C’est ainsi que l’on peut parcourir la gamme des maladies, depuis celles où les facteurs biologiques, toxi-infectieux, traumatiques ou génétiques jouent un rôle étiologique prépondérant, jusqu’aux affections où les facteurs psychosociaux sont manifestement déterminants, sous la forme d’émotions, de conflits actuels ou anciens. Mais qu’il s’agisse d’organogenèse ou de psychogenèse prévalente, qu’il s’agisse d’expressions pathologiques somatiques ou mentales, il faudrait cependant ne pas perdre de vue l’unité psychosomatique de l’homme malade.
Quoi de plus mécanique qu’un traumatisme? Et pourtant combien d’accidents sont-ils des actes manqués, entrant dans le cadre de la psychopathologie de la vie quotidienne! Ce sont souvent les mêmes sujets qui sont victimes de traumatismes, leur propension aux accidents relevant d’un facteur émotionnel qui perturbe leur équilibre affectif.

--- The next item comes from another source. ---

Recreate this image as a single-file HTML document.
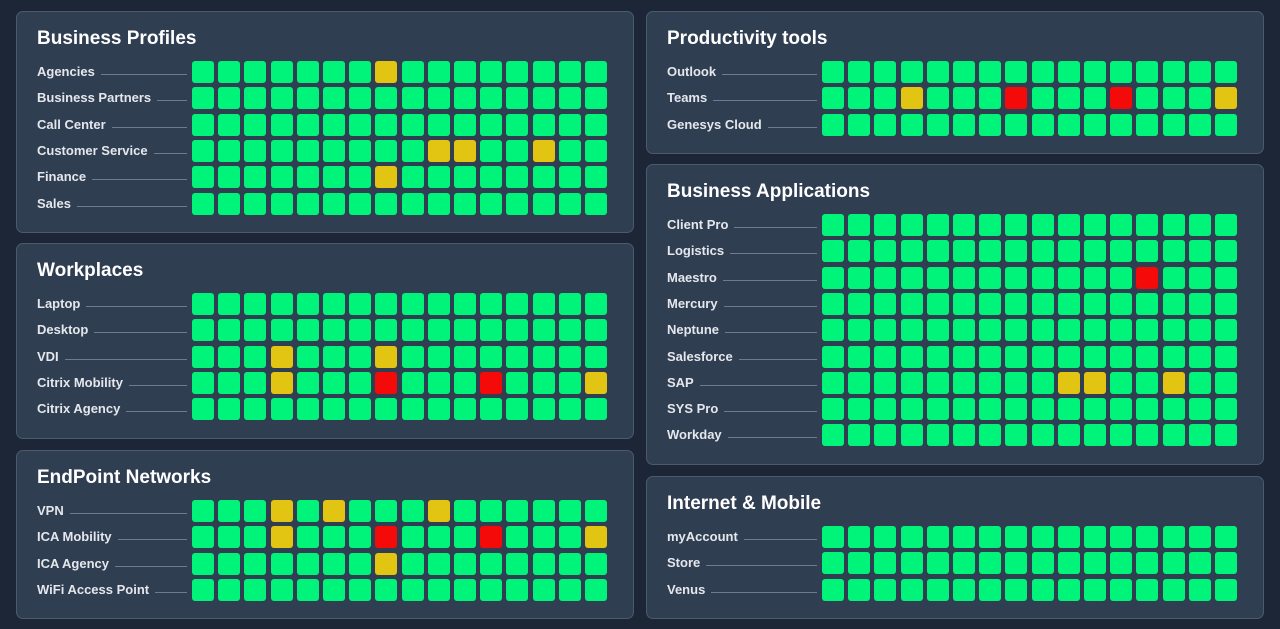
<!DOCTYPE html>
<html><head><meta charset="utf-8">
<style>
body{margin:0;width:1280px;height:629px;background:#1c2636;font-family:"Liberation Sans",sans-serif;overflow:hidden;position:relative}
.panel{position:absolute;width:618px;background:#303e52;border:1px solid #4c5a6e;border-radius:7px;box-sizing:border-box}
.title{position:absolute;left:20px;top:16px;color:#fff;font-weight:bold;font-size:19px}
.label{position:absolute;left:20px;color:#e4e7ec;font-weight:bold;font-size:13px;white-space:nowrap;display:flex;align-items:center}
.line{position:absolute;height:1px;background:#6e7b8e}
.cell{position:absolute;width:22px;height:22px;border-radius:3px}
</style></head><body>
<script>
const panelNames=["Business Profiles","Workplaces","EndPoint Networks","Productivity tools","Business Applications","Internet & Mobile"];
const panelPos=[[16,11],[16,243],[16,450],[646,11],[646,164],[646,476]];
const rowLabels=[
["Agencies","Business Partners","Call Center","Customer Service","Finance","Sales"],
["Laptop","Desktop","VDI","Citrix Mobility","Citrix Agency"],
["VPN","ICA Mobility","ICA Agency","WiFi Access Point"],
["Outlook","Teams","Genesys Cloud"],
["Client Pro","Logistics","Maestro","Mercury","Neptune","Salesforce","SAP","SYS Pro","Workday"],
["myAccount","Store","Venus"]];
const statuses=[
["gggggggygggggggg","gggggggggggggggg","gggggggggggggggg","gggggggggyyggygg","gggggggygggggggg","gggggggggggggggg"],
["gggggggggggggggg","gggggggggggggggg","gggygggygggggggg","gggygggrgggrgggy","gggggggggggggggg"],
["gggygygggygggggg","gggygggrgggrgggy","gggggggygggggggg","gggggggggggggggg"],
["gggggggggggggggg","gggygggrgggrgggy","gggggggggggggggg"],
["gggggggggggggggg","gggggggggggggggg","ggggggggggggrggg","gggggggggggggggg","gggggggggggggggg","gggggggggggggggg","gggggggggyyggygg","gggggggggggggggg","gggggggggggggggg"],
["gggggggggggggggg","gggggggggggggggg","gggggggggggggggg"]];
const colors={g:"#00f47a",y:"#e2c512",r:"#f50a0a"};
panelNames.forEach((name,p)=>{
  const [px,py]=panelPos[p];
  const n=rowLabels[p].length;
  const panel=document.createElement('div');
  panel.className='panel';
  
  
  panel.style.left=px+'px';panel.style.top=py+'px';panel.style.height=(64+26.3*n)+'px';
  const t=document.createElement('div');t.className='title';t.textContent=name;
  
  
  panel.appendChild(t);
  rowLabels[p].forEach((lab,r)=>{
    const cy=60+26.3*r;
    const l=document.createElement('div');l.className='label';l.textContent=lab;
    
    
    l.style.top=(cy-8)+'px';
    panel.appendChild(l);
    const ln=document.createElement('div');ln.className='line';
    
    
    ln.style.top=(cy+2)+'px';
    panel.appendChild(ln);
    requestAnimationFrame(()=>{const w=l.offsetWidth;ln.style.left=(20+w+6)+'px';ln.style.width=(170-(20+w+6))+'px';});
    statuses[p][r].split('').forEach((s,c)=>{
      const d=document.createElement('div');d.className='cell';
      
      
      d.style.left=(175+26.2*c)+'px';d.style.top=(cy-11)+'px';d.style.background=colors[s];
      panel.appendChild(d);
    });
  });
  document.body.appendChild(panel);
});
</script>
</body></html>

Un autre exemple illustrant ces interactions est fourni par la tendance à souffrir de refroidissements. Les déséquilibres émotifs affectent le tonus vasculaire, notamment au niveau des voies respiratoires supérieures qui hébergent des bactéries ou des virus saphrophytes. L’état mental intervient donc de façon indirecte, mais réelle, dans la résistance aux maladies infectieuses, en influant sur le terrain où les germes pathogènes exercent leur action.

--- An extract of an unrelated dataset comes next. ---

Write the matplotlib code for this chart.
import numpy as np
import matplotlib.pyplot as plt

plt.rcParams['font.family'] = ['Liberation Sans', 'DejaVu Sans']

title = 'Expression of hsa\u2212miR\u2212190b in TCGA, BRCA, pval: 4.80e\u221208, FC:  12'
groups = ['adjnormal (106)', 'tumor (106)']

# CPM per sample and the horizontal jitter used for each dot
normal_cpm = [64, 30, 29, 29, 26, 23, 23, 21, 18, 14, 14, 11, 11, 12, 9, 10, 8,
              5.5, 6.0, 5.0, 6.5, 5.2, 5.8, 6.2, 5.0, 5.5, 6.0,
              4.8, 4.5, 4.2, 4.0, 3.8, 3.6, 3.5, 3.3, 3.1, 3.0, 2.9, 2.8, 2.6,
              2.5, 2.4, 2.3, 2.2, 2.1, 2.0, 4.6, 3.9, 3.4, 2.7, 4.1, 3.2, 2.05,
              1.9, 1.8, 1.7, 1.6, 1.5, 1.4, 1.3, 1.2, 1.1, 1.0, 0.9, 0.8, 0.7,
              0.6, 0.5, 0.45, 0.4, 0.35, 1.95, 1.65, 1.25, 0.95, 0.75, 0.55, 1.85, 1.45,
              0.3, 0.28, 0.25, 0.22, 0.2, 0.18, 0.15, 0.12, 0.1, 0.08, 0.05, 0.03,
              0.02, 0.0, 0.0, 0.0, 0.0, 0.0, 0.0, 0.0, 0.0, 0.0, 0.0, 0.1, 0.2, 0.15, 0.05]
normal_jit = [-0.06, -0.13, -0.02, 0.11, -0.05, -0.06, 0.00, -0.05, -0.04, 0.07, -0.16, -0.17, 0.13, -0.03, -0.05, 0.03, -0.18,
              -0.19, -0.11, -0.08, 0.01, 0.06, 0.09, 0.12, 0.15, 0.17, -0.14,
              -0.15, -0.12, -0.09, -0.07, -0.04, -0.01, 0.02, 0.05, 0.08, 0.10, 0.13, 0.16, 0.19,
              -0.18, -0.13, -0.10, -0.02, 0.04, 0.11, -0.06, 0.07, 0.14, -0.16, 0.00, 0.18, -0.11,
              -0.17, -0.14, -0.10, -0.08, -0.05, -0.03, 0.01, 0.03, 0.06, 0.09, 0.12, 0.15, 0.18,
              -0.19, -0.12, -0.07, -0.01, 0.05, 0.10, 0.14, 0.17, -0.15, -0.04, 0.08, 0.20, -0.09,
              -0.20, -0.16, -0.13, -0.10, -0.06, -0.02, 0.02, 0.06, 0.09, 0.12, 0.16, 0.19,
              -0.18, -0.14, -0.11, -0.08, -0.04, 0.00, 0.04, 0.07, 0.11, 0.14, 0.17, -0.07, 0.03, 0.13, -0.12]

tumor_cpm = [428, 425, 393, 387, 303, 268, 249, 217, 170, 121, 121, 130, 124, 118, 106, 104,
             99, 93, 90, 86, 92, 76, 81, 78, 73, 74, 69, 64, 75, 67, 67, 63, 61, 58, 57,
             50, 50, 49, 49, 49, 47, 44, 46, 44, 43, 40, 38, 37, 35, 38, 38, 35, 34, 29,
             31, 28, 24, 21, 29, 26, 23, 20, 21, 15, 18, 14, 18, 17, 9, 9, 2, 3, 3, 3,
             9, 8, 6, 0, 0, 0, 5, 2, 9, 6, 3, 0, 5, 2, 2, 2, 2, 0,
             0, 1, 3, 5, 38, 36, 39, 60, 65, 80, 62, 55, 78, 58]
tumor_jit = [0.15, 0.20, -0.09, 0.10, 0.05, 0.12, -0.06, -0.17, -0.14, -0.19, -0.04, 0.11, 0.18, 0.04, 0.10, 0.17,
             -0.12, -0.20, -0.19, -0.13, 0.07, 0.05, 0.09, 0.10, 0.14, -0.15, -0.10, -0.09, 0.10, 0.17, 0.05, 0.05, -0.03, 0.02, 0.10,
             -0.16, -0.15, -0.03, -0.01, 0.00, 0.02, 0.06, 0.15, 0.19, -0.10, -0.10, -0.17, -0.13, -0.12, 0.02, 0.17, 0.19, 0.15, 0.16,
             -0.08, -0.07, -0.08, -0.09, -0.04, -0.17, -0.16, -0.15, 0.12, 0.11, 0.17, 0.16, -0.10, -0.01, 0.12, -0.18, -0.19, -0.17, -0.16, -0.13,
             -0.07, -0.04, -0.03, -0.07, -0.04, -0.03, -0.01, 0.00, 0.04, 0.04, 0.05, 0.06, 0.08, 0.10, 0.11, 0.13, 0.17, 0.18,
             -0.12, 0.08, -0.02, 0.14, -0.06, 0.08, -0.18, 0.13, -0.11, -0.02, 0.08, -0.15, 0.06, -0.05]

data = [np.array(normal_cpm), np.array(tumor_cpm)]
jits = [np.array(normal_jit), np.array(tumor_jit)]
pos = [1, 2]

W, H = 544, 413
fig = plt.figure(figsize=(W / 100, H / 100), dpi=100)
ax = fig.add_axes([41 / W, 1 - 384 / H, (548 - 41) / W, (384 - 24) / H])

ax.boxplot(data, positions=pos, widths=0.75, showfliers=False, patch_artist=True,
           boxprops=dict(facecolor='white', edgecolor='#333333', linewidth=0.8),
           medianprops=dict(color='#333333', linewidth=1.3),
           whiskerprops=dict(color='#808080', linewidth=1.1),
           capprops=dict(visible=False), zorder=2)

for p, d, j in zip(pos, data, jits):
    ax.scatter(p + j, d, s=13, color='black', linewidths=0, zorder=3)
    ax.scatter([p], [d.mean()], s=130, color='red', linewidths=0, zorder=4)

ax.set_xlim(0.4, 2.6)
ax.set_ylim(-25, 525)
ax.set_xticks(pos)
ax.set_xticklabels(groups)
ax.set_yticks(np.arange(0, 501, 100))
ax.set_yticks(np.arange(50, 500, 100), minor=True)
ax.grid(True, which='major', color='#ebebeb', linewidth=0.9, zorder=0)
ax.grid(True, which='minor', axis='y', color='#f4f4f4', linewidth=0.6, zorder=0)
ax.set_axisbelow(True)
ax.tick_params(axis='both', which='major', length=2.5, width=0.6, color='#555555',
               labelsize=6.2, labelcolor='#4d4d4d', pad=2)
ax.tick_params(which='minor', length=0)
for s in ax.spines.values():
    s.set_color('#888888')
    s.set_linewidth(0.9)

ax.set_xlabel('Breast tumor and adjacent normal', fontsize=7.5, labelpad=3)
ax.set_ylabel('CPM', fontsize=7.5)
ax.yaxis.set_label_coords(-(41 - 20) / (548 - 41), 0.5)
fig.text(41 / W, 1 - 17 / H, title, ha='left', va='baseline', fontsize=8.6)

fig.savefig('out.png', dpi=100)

On peut retenir cette citation de Weiss et English: «La médecine psychosomatique n’accorde pas moins d’importance que la médecine générale aux facteurs organiques, mais elle en accorde plus aux facteurs psychiques, remettant ainsi en valeur un principe ancien, selon lequel l’esprit et le corps ne sont pas des éléments opposés, mais interdépendants». Les malades psychosomatiques ne peuvent donc pas être définis comme des malades qui présenteraient des caractéristiques mentales particulières, ni comme des sujets qui souffriraient d’une pathologie à symptomatologie double, mentale et somatique, voire fonctionnelle sans substratum organique.
ÉTIOPATHOGÉNIE
On peut avoir à observer des malades qui présentent des troubles fonctionnels sans atteinte organique ou mentale décelable; ou bien des malades porteurs de lésions s’accompagnant de symptômes découlant de facteurs psychologiques; ou bien encore des malades qui ont des symptômes neuro-végétatifs, comme un asthme, une hypertension artérielle…

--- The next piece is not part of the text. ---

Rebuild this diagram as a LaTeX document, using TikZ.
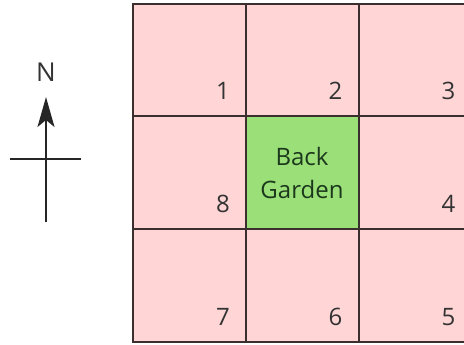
\documentclass[tikz,border=0pt]{standalone}
\usepackage{fontspec}
\setmainfont{Open Sans}
\usetikzlibrary{arrows.meta}
\definecolor{cellpink}{HTML}{FFD5D6}
\definecolor{cellgreen}{HTML}{9ADF78}
\definecolor{gridline}{HTML}{3A2E2E}
\definecolor{numtext}{HTML}{333333}
\definecolor{gardentext}{HTML}{1C381C}
\tikzset{
  cell/.style={draw=gridline, line width=2pt, fill=cellpink, minimum width=113pt, minimum height=112.5pt, inner sep=0pt, outer sep=0pt, anchor=north west},
  garden/.style={cell, fill=cellgreen, font=\fontsize{24}{33}\selectfont, text=gardentext, align=center},
  num/.style={font=\fontsize{24}{28}\selectfont, text=numtext, inner sep=0pt, anchor=base},
  compass/.style={line width=1.6pt, draw=black!85},
}
\begin{document}
\begin{tikzpicture}[x=1pt,y=-1pt]
\useasboundingbox (0,0) rectangle (464,345);
\clip (0,0) rectangle (464,345);
% grid cells
\node[cell] (c1) at (133,4.5) {};
\node[cell] (c2) at (245.5,4.5) {};
\node[cell] (c3) at (358.5,4.5) {};
\node[cell] (c8) at (133,116.5) {};
\node[garden] (cg) at (245.5,116.5) {Back\\Garden};
\node[cell] (c4) at (358.5,116.5) {};
\node[cell] (c7) at (133,229) {};
\node[cell] (c6) at (245.5,229) {};
\node[cell] (c5) at (358.5,229) {};
% numbers
\node[num] (n1) at ([xshift=-23pt,yshift=17pt]c1.south east) {1};
\node[num] (n2) at ([xshift=-23pt,yshift=17pt]c2.south east) {2};
\node[num] (n3) at ([xshift=-23pt,yshift=17pt]c3.south east) {3};
\node[num] (n8) at ([xshift=-23pt,yshift=17pt]c8.south east) {8};
\node[num] (n4) at ([xshift=-23pt,yshift=17pt]c4.south east) {4};
\node[num] (n7) at ([xshift=-23pt,yshift=16pt]c7.south east) {7};
\node[num] (n6) at ([xshift=-23pt,yshift=16pt]c6.south east) {6};
\node[num] (n5) at ([xshift=-23pt,yshift=16pt]c5.south east) {5};
% compass
\node[font=\fontsize{26}{28}\selectfont, text=numtext, inner sep=0pt] (N) at (46,72) {N};
\coordinate (tip) at (46,97);
\coordinate (tail) at (46,222);
\coordinate (west) at (10,159);
\coordinate (east) at (81,159);
\draw[compass, -{Stealth[length=30pt,width=17pt,inset=7pt]}] (tail) -- (tip);
\draw[compass] (west) -- (east);
\end{tikzpicture}
\end{document}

Si l’on veut comprendre les symptômes dans leur étiologie, c’est-à-dire leur cause, et leur pathogénie, c’est-à-dire leur mode de formation, il faut renoncer au schéma classique qui faisait découler les troubles fonctionnels d’une lésion tissulaire, mais envisager la lésion comme une conséquence des troubles fonctionnels. On pense que la modification répétée ou continue d’une fonction entraîne à la longue des altérations tissulaires qui peuvent devenir irréversibles; ainsi, par exemple, une contraction répétée ou constante des artérioles rénales finit par provoquer leur sclérose. À l’origine de ce mécanisme, on reconnaît que le système nerveux est doté d’un pouvoir de modulation sur les fonctions immunitaires de l’organisme, et l’on accorde une très grande importance à la notion de stress, c’est-à-dire la contrainte ou l’agression provenant du milieu extérieur qui déclenche chez le sujet une réaction de tension. Une émotion-choc est souvent invoquée à l’origine de certaines maladies (diabète, maladie de Basedow…). Mais il ne faut pas oublier qu’une situation donnée à une signification particulière pour un individu en fonction de son histoire et de son développement psychologiques. Des études cliniques, effectuées sur des malades dont on a pu établir tous les antécédents biographiques, ont montré l’existence d’un rapport chronologique entre l’évolution de leur maladie et les événements retentissant sur leur vie affective. La situation qui précipite le sujet dans la maladie revêt pour ce malade une signification affective particulière, parce qu’elle est liée à son passé ou à une problématique conflictuelle non résolue. C’est en raison de ces liens qu’elle a pour lui un effet de stress.